> Task input:

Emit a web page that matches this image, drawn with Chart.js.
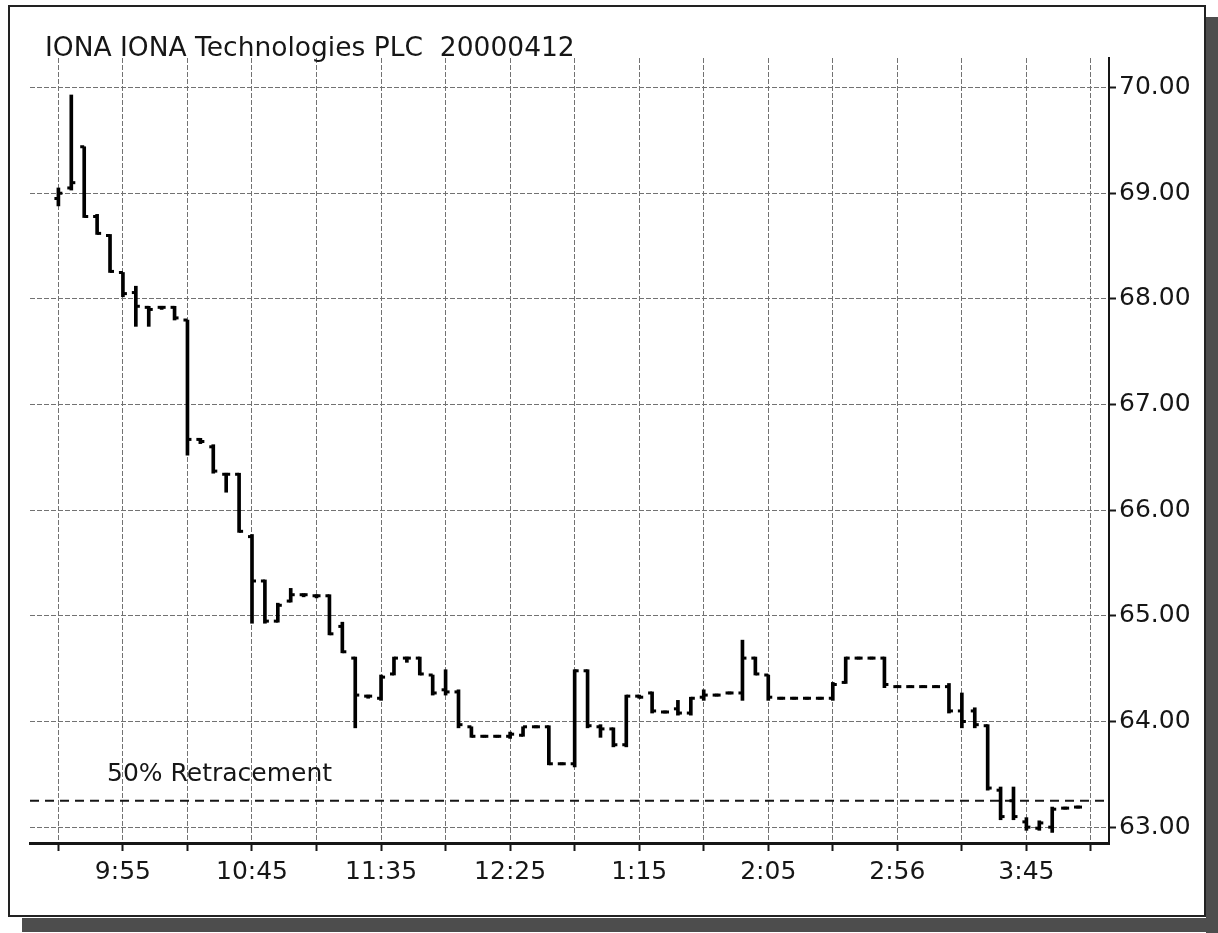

--

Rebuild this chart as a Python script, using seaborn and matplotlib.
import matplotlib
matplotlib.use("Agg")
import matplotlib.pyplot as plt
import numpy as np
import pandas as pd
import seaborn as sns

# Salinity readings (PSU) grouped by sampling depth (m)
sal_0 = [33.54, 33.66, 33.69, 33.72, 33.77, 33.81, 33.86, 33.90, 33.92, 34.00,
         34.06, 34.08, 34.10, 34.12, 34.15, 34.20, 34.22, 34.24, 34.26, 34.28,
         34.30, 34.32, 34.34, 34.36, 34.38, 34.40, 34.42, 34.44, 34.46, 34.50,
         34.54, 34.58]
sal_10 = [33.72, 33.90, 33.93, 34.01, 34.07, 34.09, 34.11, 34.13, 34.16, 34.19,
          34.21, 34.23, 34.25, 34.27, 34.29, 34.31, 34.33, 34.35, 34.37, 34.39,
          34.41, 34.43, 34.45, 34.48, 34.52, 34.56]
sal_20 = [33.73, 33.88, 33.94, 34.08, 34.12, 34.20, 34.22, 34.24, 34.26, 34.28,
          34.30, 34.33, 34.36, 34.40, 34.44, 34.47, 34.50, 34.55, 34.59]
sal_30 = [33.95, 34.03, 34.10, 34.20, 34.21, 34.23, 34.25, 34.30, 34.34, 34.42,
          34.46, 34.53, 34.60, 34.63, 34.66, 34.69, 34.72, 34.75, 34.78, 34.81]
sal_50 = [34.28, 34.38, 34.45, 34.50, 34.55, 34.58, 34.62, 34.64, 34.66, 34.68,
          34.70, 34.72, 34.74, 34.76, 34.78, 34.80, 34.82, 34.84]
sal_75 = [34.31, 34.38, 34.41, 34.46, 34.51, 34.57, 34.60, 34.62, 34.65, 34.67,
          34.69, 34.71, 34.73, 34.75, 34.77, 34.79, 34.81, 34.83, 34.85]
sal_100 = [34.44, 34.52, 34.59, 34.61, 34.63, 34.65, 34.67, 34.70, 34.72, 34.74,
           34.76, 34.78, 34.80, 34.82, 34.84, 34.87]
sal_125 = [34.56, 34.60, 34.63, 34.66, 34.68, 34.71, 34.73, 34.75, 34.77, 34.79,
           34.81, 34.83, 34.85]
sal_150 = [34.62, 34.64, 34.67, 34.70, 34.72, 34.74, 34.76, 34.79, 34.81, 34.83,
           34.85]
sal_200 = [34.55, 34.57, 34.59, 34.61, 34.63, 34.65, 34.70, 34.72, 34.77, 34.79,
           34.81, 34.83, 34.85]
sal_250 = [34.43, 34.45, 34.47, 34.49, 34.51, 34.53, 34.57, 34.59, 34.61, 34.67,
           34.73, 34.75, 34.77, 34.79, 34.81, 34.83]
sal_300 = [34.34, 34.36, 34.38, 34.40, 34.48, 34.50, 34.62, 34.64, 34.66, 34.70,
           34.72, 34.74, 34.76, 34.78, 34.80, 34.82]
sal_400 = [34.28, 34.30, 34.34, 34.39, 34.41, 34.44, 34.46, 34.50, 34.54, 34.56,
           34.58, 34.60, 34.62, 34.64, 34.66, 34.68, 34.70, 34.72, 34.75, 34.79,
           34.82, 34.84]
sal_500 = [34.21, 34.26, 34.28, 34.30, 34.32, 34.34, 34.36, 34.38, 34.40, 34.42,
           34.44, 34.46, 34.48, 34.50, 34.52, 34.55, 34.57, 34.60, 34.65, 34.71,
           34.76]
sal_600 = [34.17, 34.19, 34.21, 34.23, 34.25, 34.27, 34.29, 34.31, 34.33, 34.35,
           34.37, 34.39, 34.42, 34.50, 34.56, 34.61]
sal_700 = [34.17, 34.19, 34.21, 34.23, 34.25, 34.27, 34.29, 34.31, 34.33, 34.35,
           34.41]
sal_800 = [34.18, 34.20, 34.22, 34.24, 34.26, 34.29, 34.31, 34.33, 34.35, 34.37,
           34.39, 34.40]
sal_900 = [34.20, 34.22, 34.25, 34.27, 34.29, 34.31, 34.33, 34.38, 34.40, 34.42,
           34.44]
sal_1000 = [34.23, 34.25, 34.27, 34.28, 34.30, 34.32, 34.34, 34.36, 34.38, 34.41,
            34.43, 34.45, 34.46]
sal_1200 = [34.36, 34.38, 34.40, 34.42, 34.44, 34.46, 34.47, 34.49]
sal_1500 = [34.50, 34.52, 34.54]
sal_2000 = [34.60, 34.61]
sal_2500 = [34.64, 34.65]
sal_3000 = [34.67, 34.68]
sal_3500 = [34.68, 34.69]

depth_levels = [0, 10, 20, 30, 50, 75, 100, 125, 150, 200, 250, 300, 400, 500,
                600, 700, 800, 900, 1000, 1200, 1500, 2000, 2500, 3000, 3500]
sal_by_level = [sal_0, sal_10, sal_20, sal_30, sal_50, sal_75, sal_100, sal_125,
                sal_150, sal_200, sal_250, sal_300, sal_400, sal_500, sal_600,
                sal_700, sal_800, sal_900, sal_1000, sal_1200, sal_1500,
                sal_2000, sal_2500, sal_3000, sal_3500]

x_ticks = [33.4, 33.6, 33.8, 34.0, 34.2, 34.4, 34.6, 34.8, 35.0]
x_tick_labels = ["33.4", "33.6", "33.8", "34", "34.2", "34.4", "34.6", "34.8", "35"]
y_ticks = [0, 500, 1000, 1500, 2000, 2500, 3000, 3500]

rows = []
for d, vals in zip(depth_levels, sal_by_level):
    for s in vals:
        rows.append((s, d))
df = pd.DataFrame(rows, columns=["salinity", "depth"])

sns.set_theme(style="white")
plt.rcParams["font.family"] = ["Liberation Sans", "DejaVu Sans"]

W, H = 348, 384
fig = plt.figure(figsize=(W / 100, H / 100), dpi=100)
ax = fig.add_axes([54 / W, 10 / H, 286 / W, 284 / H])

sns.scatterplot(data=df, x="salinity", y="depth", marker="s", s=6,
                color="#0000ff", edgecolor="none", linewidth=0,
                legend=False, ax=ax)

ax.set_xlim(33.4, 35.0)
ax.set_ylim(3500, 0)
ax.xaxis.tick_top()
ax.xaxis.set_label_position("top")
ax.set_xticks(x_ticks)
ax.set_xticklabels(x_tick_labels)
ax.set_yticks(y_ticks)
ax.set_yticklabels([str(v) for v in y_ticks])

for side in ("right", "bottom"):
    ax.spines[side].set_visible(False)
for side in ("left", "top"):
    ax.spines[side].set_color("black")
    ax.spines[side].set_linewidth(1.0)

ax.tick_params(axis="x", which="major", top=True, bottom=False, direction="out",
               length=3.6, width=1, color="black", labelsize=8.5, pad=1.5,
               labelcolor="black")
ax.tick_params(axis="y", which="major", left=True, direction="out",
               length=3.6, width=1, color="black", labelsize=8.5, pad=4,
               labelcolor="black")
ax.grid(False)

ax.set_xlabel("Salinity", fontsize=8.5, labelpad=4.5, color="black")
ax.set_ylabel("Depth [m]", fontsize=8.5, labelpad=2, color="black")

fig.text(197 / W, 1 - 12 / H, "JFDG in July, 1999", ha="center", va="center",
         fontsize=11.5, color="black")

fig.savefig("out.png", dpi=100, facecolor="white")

> Brief: Extract exactly and only the span of lines that begins at the line containing "Rebuild this chart" and ends at the line containing "import seaborn as sns".

> Output:
Rebuild this chart as a Python script, using seaborn and matplotlib.
import matplotlib
matplotlib.use("Agg")
import matplotlib.pyplot as plt
import numpy as np
import pandas as pd
import seaborn as sns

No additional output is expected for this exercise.